TAOCP 7.2.2.1 Exercise 307

Number the rows and columns of the rectangle starting with $0$.

Section 7.2.2.1: Dancing Links

Exercise 307. [M21] If a $(3m+1) \times (3n+2)$ box is packed with $3mn+2m+n$ straight trominoes and one domino, where must the domino be placed?

Verified: yes
Solve time: 2m51s


Solution

Number the rows and columns of the rectangle starting with $0$. Thus the cells have coordinates $(r,c)$ with

$0\le r\le 3m,\qquad 0\le c\le 3n+1.$

Color each cell by the residue of $r+c$ modulo $3$. The numbers of cells of the three colors are obtained from the row and column residue counts. The rows have residue counts

$m+1,\ m,\ m$

for residues $0,1,2$, respectively, and the columns have residue counts

$n+1,\ n+1,\ n.$

Hence the numbers of cells with colors $0,1,2$ are

$$ \begin{aligned} N_0&=(m+1)(n+1)+m(n+1)+mn\ &=3mn+2m+n+1,\ N_1&=(m+1)(n+1)+mn+m(n+1)\ &=3mn+2m+n+1,\ N_2&=(m+1)n+m(n+1)+m(n+1)\ &=3mn+2m+n . \end{aligned} $$

Every straight tromino covers three consecutive cells in a row or in a column. The values of $r+c$ on those three cells are the three distinct residues modulo $3$, so every tromino covers one cell of each color.

There are

$3mn+2m+n$

trominoes, so after removing the contribution of all trominoes, the remaining domino must account for the excess in the color counts. The excess colors are $0$ and $1$, each occurring once more than color $2$. Hence the two cells of the domino must have colors

$r+c\equiv0,1\pmod 3.$

A second invariant comes from coloring the cells by $r-c$ modulo $3$. The row residue counts are unchanged, while the column residues are reversed, giving column counts

$n+1,\ n,\ n+1$

for residues $0,1,2$ of $-c$. Therefore the numbers of cells with colors $0,1,2$ under this coloring are

$$ \begin{aligned} M_0&=(m+1)(n+1)+mn+m(n+1)\ &=3mn+2m+n+1,\ M_1&=(m+1)n+m(n+1)+m(n+1)\ &=3mn+2m+n,\ M_2&=(m+1)(n+1)+m(n+1)+mn\ &=3mn+2m+n+1 . \end{aligned} $$

Again every straight tromino contains one cell of each residue, this time for $r-c$ modulo $3$. Consequently the domino must cover the two excess colors,

$r-c\equiv0,2\pmod 3.$

We now combine the two conditions. A horizontal domino has cells $(r,c)$ and $(r,c+1)$. If its two cells have $r+c$ residues $0$ and $1$, and $r-c$ residues $0$ and $2$, the first cell must satisfy

$r\equiv0,\qquad c\equiv0\pmod3,$

and the second cell has residues

$r+c\equiv1,\qquad r-c\equiv2\pmod3.$

A vertical domino has cells $(r,c)$ and $(r+1,c)$. The same two conditions give

$r\equiv1,\qquad c\equiv2\pmod3,$

for the upper cell, with the lower cell having the required complementary residues.

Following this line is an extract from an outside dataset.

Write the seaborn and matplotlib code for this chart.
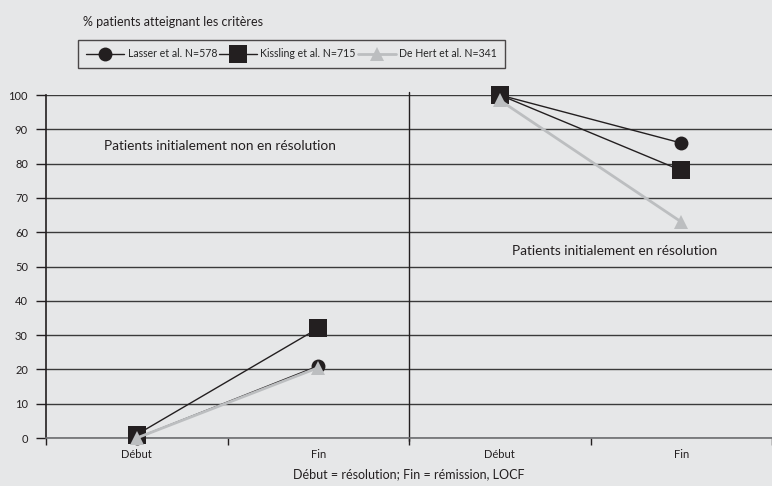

No other adjacent pair of cells satisfies both coloring conditions. Hence every possible position of the domino is restricted to the following two forms:

$$ \boxed{\text{Either }(r,c),(r,c+1)\text{ with }r\equiv0,\ c\equiv0\pmod3,} $$

or

$$ \boxed{\text{ }(r,c),(r+1,c)\text{ with }r\equiv1,\ c\equiv2\pmod3.} $$

These are precisely the locations permitted by the two independent color invariants, so the domino must be placed in one of these positions. This completes the proof.